Exercise directions -
Print word for word the first line of the listing below and every line after it, through the line with "import plotly.graph_objects as go". Leave out the pictures and the rest.

Data block -
********
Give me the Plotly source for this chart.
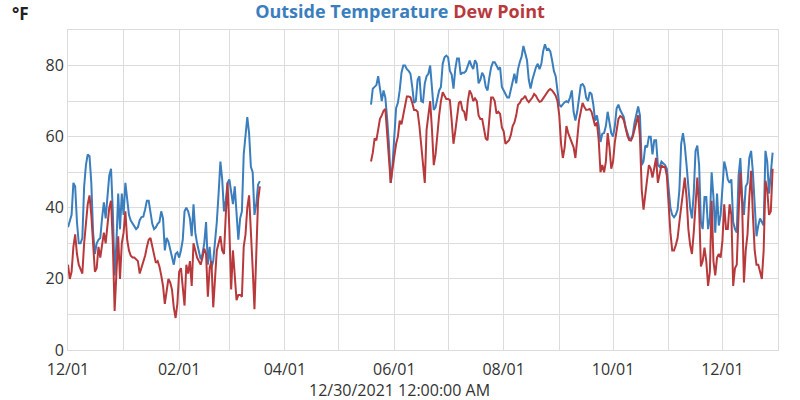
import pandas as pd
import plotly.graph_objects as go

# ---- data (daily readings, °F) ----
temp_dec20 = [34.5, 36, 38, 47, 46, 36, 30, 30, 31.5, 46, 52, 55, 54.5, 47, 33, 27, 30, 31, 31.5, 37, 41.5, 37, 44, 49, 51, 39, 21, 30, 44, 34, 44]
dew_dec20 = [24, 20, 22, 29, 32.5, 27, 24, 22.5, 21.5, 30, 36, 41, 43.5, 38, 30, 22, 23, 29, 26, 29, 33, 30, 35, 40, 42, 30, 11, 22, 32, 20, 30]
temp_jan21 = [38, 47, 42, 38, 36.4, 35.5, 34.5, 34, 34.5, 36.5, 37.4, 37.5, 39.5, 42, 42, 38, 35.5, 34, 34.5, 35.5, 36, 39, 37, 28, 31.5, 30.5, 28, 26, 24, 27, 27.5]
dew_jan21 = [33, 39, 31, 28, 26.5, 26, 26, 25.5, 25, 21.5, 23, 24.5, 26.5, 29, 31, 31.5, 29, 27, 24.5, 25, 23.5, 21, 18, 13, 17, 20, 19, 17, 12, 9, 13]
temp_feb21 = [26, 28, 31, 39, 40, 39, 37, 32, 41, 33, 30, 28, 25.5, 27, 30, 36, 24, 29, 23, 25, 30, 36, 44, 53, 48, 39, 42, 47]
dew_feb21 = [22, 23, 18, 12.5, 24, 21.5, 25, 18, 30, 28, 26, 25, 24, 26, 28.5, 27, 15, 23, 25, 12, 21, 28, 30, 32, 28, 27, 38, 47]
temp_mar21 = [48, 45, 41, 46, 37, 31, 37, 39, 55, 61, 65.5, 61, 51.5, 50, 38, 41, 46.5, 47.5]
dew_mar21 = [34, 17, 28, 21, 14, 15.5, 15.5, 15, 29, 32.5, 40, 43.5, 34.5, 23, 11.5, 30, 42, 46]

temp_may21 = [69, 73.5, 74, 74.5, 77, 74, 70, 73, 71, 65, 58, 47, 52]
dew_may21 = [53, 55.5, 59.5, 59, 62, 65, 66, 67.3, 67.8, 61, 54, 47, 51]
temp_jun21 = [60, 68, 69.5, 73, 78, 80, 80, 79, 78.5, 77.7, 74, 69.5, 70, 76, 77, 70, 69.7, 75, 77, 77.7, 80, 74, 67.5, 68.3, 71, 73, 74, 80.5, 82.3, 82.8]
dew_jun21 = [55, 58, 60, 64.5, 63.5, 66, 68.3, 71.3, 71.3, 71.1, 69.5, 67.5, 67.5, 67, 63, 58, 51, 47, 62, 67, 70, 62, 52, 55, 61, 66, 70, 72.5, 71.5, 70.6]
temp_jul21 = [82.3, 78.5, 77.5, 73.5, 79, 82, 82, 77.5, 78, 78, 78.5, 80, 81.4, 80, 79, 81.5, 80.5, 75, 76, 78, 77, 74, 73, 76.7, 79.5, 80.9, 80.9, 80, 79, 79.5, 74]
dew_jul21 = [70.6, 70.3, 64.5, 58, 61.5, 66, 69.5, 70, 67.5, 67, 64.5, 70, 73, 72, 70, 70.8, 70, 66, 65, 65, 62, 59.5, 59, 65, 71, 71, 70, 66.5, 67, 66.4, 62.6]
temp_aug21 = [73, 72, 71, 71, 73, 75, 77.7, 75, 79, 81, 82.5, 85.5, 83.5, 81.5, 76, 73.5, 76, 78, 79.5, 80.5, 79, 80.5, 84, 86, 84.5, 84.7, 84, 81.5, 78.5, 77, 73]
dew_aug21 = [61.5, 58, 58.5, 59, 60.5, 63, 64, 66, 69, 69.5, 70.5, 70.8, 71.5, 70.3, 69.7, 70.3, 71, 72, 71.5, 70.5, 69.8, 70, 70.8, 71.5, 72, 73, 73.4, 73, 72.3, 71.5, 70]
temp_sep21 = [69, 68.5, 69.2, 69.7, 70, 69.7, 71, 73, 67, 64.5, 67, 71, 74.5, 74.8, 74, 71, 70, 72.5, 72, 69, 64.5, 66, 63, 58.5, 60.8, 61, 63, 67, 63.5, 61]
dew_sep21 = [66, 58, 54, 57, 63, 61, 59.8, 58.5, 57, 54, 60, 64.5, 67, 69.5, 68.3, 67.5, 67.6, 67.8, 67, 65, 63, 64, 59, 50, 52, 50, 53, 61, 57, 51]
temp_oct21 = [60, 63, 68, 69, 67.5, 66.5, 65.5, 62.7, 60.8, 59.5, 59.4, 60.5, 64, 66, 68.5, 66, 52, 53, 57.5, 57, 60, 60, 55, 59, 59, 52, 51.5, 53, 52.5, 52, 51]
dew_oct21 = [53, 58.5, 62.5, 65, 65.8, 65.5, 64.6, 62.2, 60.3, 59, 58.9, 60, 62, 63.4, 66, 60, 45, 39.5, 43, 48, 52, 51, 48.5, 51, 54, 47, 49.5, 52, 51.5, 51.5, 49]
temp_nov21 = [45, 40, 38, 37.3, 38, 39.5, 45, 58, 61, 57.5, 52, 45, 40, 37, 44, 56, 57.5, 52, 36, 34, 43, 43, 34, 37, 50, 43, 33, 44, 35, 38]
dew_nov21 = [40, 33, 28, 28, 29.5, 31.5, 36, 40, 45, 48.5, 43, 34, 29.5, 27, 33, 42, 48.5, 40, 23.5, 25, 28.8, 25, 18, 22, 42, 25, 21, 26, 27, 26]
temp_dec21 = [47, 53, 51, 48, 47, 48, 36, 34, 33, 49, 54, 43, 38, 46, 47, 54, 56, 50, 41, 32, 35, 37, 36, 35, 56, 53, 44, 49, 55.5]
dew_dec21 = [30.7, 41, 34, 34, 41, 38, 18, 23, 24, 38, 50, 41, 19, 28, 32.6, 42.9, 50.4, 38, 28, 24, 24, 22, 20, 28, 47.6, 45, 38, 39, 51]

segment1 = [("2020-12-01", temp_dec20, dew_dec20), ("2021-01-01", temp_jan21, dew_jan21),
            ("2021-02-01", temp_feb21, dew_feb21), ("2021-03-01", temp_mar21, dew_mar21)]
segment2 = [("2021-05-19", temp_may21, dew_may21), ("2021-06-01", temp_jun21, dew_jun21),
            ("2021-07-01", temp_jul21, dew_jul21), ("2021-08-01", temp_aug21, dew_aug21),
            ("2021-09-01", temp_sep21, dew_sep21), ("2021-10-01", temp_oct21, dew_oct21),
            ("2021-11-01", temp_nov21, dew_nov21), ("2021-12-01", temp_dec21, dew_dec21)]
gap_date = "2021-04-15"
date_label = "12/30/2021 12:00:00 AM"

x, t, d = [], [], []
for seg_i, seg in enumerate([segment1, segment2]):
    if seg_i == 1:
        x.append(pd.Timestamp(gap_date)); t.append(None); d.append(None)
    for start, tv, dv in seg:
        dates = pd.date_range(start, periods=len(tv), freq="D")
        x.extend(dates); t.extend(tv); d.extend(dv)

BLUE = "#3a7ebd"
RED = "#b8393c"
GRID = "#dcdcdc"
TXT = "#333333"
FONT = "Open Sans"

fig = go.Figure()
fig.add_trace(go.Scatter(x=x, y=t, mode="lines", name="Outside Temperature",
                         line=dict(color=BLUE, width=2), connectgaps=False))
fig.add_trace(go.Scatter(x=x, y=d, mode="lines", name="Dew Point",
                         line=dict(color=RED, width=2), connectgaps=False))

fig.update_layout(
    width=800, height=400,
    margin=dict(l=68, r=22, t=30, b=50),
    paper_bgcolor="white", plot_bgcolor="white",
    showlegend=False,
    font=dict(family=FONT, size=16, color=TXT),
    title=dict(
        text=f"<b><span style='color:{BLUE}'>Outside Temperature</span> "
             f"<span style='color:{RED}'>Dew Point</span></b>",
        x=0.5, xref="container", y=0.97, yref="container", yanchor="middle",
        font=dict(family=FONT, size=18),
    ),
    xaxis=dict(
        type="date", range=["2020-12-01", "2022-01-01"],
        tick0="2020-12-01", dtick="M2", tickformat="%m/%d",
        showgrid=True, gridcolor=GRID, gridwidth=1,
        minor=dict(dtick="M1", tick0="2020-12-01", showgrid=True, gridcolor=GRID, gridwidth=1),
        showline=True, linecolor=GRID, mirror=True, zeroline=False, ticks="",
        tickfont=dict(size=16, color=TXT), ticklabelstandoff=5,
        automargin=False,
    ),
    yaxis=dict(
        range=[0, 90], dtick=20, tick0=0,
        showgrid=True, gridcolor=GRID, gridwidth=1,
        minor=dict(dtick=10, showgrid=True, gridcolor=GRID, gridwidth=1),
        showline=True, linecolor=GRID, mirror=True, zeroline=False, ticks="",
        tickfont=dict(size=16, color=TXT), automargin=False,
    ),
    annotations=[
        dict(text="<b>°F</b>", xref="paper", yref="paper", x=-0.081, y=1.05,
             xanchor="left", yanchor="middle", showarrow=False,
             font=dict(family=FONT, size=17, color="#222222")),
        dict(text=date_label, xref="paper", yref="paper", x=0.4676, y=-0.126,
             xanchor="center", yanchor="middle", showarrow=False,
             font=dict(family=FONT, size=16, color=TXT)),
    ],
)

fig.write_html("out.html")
********
Solution -
Give me the Plotly source for this chart.
import pandas as pd
import plotly.graph_objects as go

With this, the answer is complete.